Pressestimmen zu Exit-Vorschlägen der Leopoldina-Professoren: «Die Ungeduld ist groß»
Die Professoren der Leopoldina raten in der Coronakrise zum schrittweisen Neustart des öffentlichen Lebens. Die meisten Kommentatoren begrüßen das - doch einer findet das Vorgehen "dreist".
"Tagesschau"
Die Wissenschaftler blicken aber auch auf die Schäden, die der Ausnahmezustand in anderen Teilen der Gesellschaft anrichtet. Auf die Gefährdung vieler Wirtschaftsbereiche durch den wegbrechenden Umsatz, oder auf den Stress in den Familien durch die zusätzliche Kinderbetreuung. Der Appell an die Politik lautet deshalb: Wenn die Gesellschaft all das aushalten soll, dann braucht sie eine klare Perspektive, wie lange. Und sie braucht Lockerungen der Auflagen überall da, wo das gefahrlos möglich ist.
Nachvollziehbarkeit ist wichtig bei allen Einschränkungen - und bald auch bei deren schrittweiser Aufhebung. Wenn die kleine Buchhandlung schließen musste und der Weinhändler nebenan offen bleiben durfte, dann hat das auch bisher niemand verstanden. Und es wird Zeit für eine vernünftige Regelung: Wo immer der ausreichende Abstand zwischen den Kunden und zum Personal gewährleistet ist, so heißt es in der Empfehlung der Leopoldina, sollen Geschäfte und auch Gastronomiebetriebe wieder öffnen dürfen. Auch den Publikumsverkehr auf Ämtern und Behörden kann man so gestalten, dass es eine Alternative gibt zum absoluten Shutdown.

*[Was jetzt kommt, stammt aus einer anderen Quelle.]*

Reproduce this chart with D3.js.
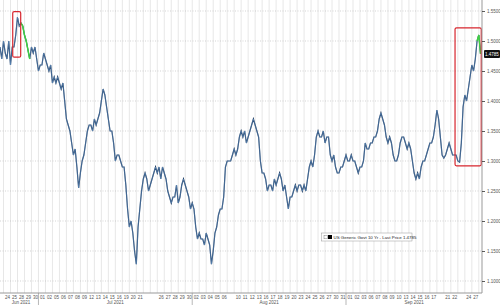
<!DOCTYPE html>
<html>
<head>
<meta charset="utf-8">
<script src="https://cdn.jsdelivr.net/npm/d3@7"></script>
<style>
  body { margin: 0; background: #fff; }
  svg { display: block; font-family: "Liberation Sans", Arial, sans-serif; }
</style>
</head>
<body>
<div id="chart"></div>
<script>
// trading days on the x axis (Jun 24 .. Sep 28, 2021)
var days = ["24","25","28","29","30",
  "01","02","05","06","07","08","09","12","13","14","15","16","19","20","21","22","23","26","27","28","29","30",
  "02","03","04","05","06","09","10","11","12","13","16","17","18","19","20","23","24","25","26","27","30","31",
  "01","02","03","06","07","08","09","10","13","14","15","16","17","20","21","22","23","24","27","28"];
var hiddenDays = [20, 21, 32, 62, 65, 68];   // labels Bloomberg left out
var months = [
  {name: "Jun 2021", start: 0, end: 4},
  {name: "Jul 2021", start: 5, end: 26},
  {name: "Aug 2021", start: 27, end: 48},
  {name: "Sep 2021", start: 49, end: 68}
];
var yTicks = [1.10, 1.15, 1.20, 1.25, 1.30, 1.35, 1.40, 1.45, 1.50, 1.55];

// 10Y yield, four readings per trading day, starting the evening before Jun 24
var startT = -1, stepT = 0.25;
var yields = [
  1.49,1.47,1.50,1.48, 1.47,1.50,1.46,1.49, 1.49,1.51,1.54,1.525, 1.53,1.525,1.51,1.50,
  1.485,1.47,1.49,1.48, 1.49,1.47,1.45,1.46, 1.46,1.48,1.47,1.46, 1.45,1.46,1.43,1.44,
  1.43,1.44,1.43,1.42, 1.43,1.40,1.37,1.36, 1.35,1.33,1.31,1.32, 1.29,1.255,1.28,1.30,
  1.31,1.33,1.35,1.36, 1.36,1.35,1.37,1.36, 1.37,1.38,1.40,1.42, 1.41,1.39,1.37,1.35,
  1.35,1.33,1.30,1.31, 1.31,1.30,1.29,1.29, 1.26,1.22,1.19,1.20, 1.18,1.15,1.128,1.19,
  1.22,1.25,1.27,1.28, 1.27,1.25,1.26,1.27, 1.28,1.29,1.28,1.29, 1.27,1.29,1.28,1.27,
  1.25,1.24,1.23,1.24, 1.24,1.26,1.23,1.24, 1.26,1.27,1.26,1.25, 1.24,1.22,1.23,1.22,
  1.19,1.17,1.18,1.17, 1.17,1.16,1.18,1.17, 1.16,1.128,1.15,1.18, 1.19,1.21,1.22,1.22,
  1.24,1.29,1.30,1.30, 1.30,1.31,1.32,1.31, 1.32,1.34,1.35,1.34, 1.35,1.33,1.34,1.35,
  1.36,1.37,1.36,1.35, 1.34,1.30,1.28,1.28, 1.27,1.25,1.26,1.26, 1.25,1.27,1.26,1.27,
  1.28,1.27,1.25,1.26, 1.24,1.22,1.24,1.24, 1.25,1.26,1.25,1.26, 1.26,1.25,1.26,1.25,
  1.27,1.29,1.30,1.29, 1.31,1.34,1.35,1.34, 1.34,1.35,1.33,1.34, 1.34,1.31,1.30,1.31,
  1.29,1.28,1.28,1.29, 1.29,1.30,1.31,1.30, 1.30,1.31,1.30,1.30, 1.29,1.28,1.29,1.29,
  1.30,1.33,1.32,1.32, 1.33,1.33,1.34,1.34, 1.35,1.37,1.38,1.37, 1.36,1.34,1.33,1.34,
  1.33,1.31,1.30,1.30, 1.31,1.33,1.34,1.34, 1.33,1.32,1.33,1.32, 1.30,1.28,1.27,1.28,
  1.27,1.29,1.30,1.30, 1.31,1.32,1.33,1.33, 1.34,1.36,1.385,1.37, 1.34,1.31,1.305,1.31,
  1.32,1.33,1.32,1.31, 1.31,1.31,1.30,1.298, 1.33,1.39,1.41,1.40, 1.42,1.44,1.46,1.45,
  1.47,1.50,1.51,1.4785
];
var lastPrice = 1.4785;
// green highlighted stretches [fromT, toT]
var greenRanges = [[2.0, 3.25], [67.25, 67.75]];
// red boxes [t0, t1, yieldTop, yieldBottom]
var redBoxes = [[0.82, 1.96, 1.549, 1.473], [64.1, 67.85, 1.522, 1.292]];

var width = 500, height = 305;
var plotRight = 482, plotBottom = 293;

var svg = d3.select("#chart").append("svg")
    .attr("width", width).attr("height", height);

var x = d3.scaleLinear().domain([0, 68]).range([7, 482.3]);
var y = d3.scaleLinear().domain([1.10, 1.55]).range([281, 11]);

var points = yields.map(function (v, i) {
    return {t: startT + i * stepT, v: v};
});

// vertical day grid
svg.append("g").selectAll("line")
    .data(d3.range(-1, 68))
    .enter().append("line")
    .attr("x1", function (d) { return x(d + 0.5); })
    .attr("x2", function (d) { return x(d + 0.5); })
    .attr("y1", 0).attr("y2", plotBottom)
    .attr("stroke", "#d6d6d6").attr("stroke-width", 0.6);

// horizontal dotted grid
svg.append("g").selectAll("line")
    .data(yTicks)
    .enter().append("line")
    .attr("x1", 0).attr("x2", plotRight)
    .attr("y1", function (d) { return y(d); })
    .attr("y2", function (d) { return y(d); })
    .attr("stroke", "#bbb").attr("stroke-width", 0.6)
    .attr("stroke-dasharray", "1,1.5");

// main line
var line = d3.line()
    .x(function (d) { return x(d.t); })
    .y(function (d) { return y(d.v); });

svg.append("path")
    .datum(points)
    .attr("fill", "none")
    .attr("stroke", "#1d3b62")
    .attr("stroke-width", 1.2)
    .attr("stroke-linejoin", "miter")
    .attr("d", line);

svg.append("path")
    .datum(points)
    .attr("fill", "none")
    .attr("stroke", "#7fb0e3")
    .attr("stroke-width", 0.4)
    .attr("d", line);

greenRanges.forEach(function (r) {
    svg.append("path")
        .datum(points.filter(function (d) { return d.t >= r[0] - 1e-6 && d.t <= r[1] + 1e-6; }))
        .attr("fill", "none")
        .attr("stroke", "#3fd13f")
        .attr("stroke-width", 1.4)
        .attr("d", line);
});

// red annotation boxes
svg.append("g").selectAll("rect")
    .data(redBoxes)
    .enter().append("rect")
    .attr("x", function (d) { return x(d[0]); })
    .attr("y", function (d) { return y(d[2]); })
    .attr("width", function (d) { return x(d[1]) - x(d[0]); })
    .attr("height", function (d) { return y(d[3]) - y(d[2]); })
    .attr("rx", 1.5)
    .attr("fill", "none")
    .attr("stroke", "#d7262e")
    .attr("stroke-width", 1.2);

// right axis
var yAxis = d3.axisRight(y)
    .tickValues(yTicks)
    .tickSize(3)
    .tickPadding(2)
    .tickFormat(d3.format(".4f"));

var gy = svg.append("g")
    .attr("transform", "translate(" + plotRight + ",0)")
    .call(yAxis);
gy.select(".domain").attr("stroke", "#999").attr("d", "M0,0V" + plotBottom);
gy.selectAll(".tick line").attr("stroke", "#333").attr("stroke-width", 0.8);
gy.selectAll("text").attr("fill", "#555").style("font-size", "4.5px");

// bottom axis
var xAxis = d3.axisBottom(x)
    .tickValues(d3.range(0, days.length).filter(function (i) { return hiddenDays.indexOf(i) < 0; }))
    .tickSize(0)
    .tickPadding(3)
    .tickFormat(function (i) { return days[i]; });

var gx = svg.append("g")
    .attr("transform", "translate(0," + plotBottom + ")")
    .call(xAxis);
gx.select(".domain").attr("stroke", "#999").attr("d", "M0,0H" + plotRight);
gx.selectAll("text").attr("fill", "#555").style("font-size", "4.5px");

// month separators and names
svg.append("g").selectAll("line")
    .data(months.slice(1))
    .enter().append("line")
    .attr("x1", function (d) { return x(d.start - 0.5); })
    .attr("x2", function (d) { return x(d.start - 0.5); })
    .attr("y1", plotBottom).attr("y2", height)
    .attr("stroke", "#888").attr("stroke-width", 0.6);

svg.append("g").selectAll("text")
    .data(months)
    .enter().append("text")
    .attr("x", function (d) { return (x(Math.max(d.start - 0.5, -1)) + x(Math.min(d.end + 0.5, 68))) / 2; })
    .attr("y", 303.5)
    .attr("text-anchor", "middle")
    .attr("fill", "#555")
    .style("font-size", "4.5px")
    .text(function (d) { return d.name; });

// last price tag
var tag = svg.append("g").attr("transform", "translate(484," + y(lastPrice) + ")");
tag.append("rect")
    .attr("x", 0).attr("y", -4).attr("width", 16).attr("height", 8)
    .attr("rx", 1).attr("fill", "#111");
tag.append("text")
    .attr("x", 8).attr("y", 1.7)
    .attr("text-anchor", "middle")
    .attr("fill", "#fff")
    .style("font-size", "4.5px")
    .text(d3.format(".4f")(lastPrice));

// legend
var lg = svg.append("g").attr("transform", "translate(321.5,233)");
lg.append("rect")
    .attr("width", 90.5).attr("height", 8)
    .attr("fill", "#fff").attr("stroke", "#999").attr("stroke-width", 0.5);
lg.append("rect")
    .attr("x", 2.5).attr("y", 2.2).attr("width", 3.6).attr("height", 3.6)
    .attr("fill", "none").attr("stroke", "#666").attr("stroke-width", 0.4);
lg.append("rect")
    .attr("x", 6.5).attr("y", 2).attr("width", 4).attr("height", 4)
    .attr("fill", "#000");
lg.append("text")
    .attr("x", 12).attr("y", 5.6)
    .attr("fill", "#222")
    .style("font-size", "4.4px")
    .text("US Generic Govt 10 Yr - Last Price " + d3.format(".4f")(lastPrice));
</script>
</body>
</html>
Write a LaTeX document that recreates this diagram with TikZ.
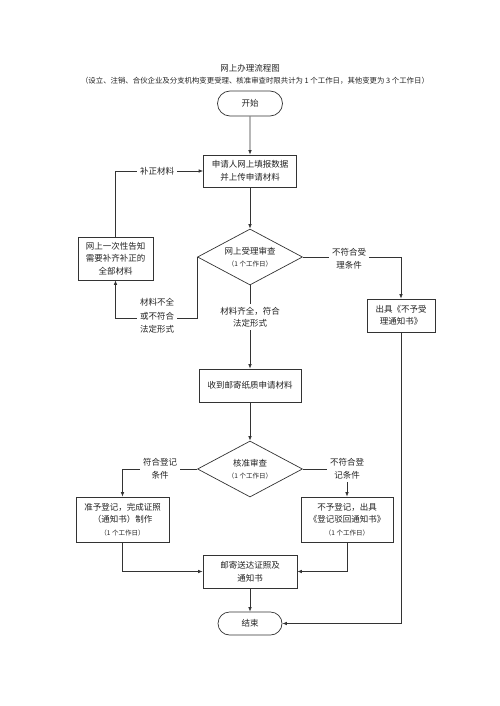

"Frankfurter Allgemeine Zeitung"
Die Leopoldina in Halle ist die "Nationale Akademie der Wissenschaften". Es wird in ihr aber nicht geforscht. Sie ist vielmehr eine Versammlung reputierter Professoren, die sich Politikberatung zutrauen. Ihre jüngste Stellungnahme zeigt, was das heißt. Es ist die dritte "Ad-Hoc-Stellungnahme" der Akademie zur Corona-Pandemie.
Ad hoc, das heißt: nicht auf Forschung beruhend. Wie auch anders, denn es gibt gar keine Forschung zu dem, wovon nun die Professoren dreist behaupten, sie hätten einen Begriff davon: die Wiederinbetriebnahme des öffentlichen Lebens. Tatsächlich versammelt ihr Text fast nur Allgemeinplätze, Wertebeschwörungen und wohlfeile Forderungen, die von Theologen, Werkstofftechnikern, Katalyseforschern und Sozialhistorikern unterschrieben worden sind.
"Süddeutsche Zeitung"
Die Ungeduld ist groß und verständlich, die Fragen sind es auch: Wie lässt sich die Gesundheit der Schüler schützen, ihrer Eltern, Großeltern, Lehrer? Haben Abstandsregeln im Klassenzimmer eine Chance? Die Wissenschaftler der Leopoldina raten der Bundesregierung, die Schulen so früh wie möglich wieder zu öffnen. Das ist richtig, aber fast trivial - wann das ist, ist ja genau die Frage. Richtig, aber gar nicht trivial ist dagegen die Anregung, die Klassen schrittweise wieder aufzumachen, und zwar von unten nach oben. Denn je jünger die Kinder, desto weniger hilft die Technik - und desto mehr fehlt die Schule.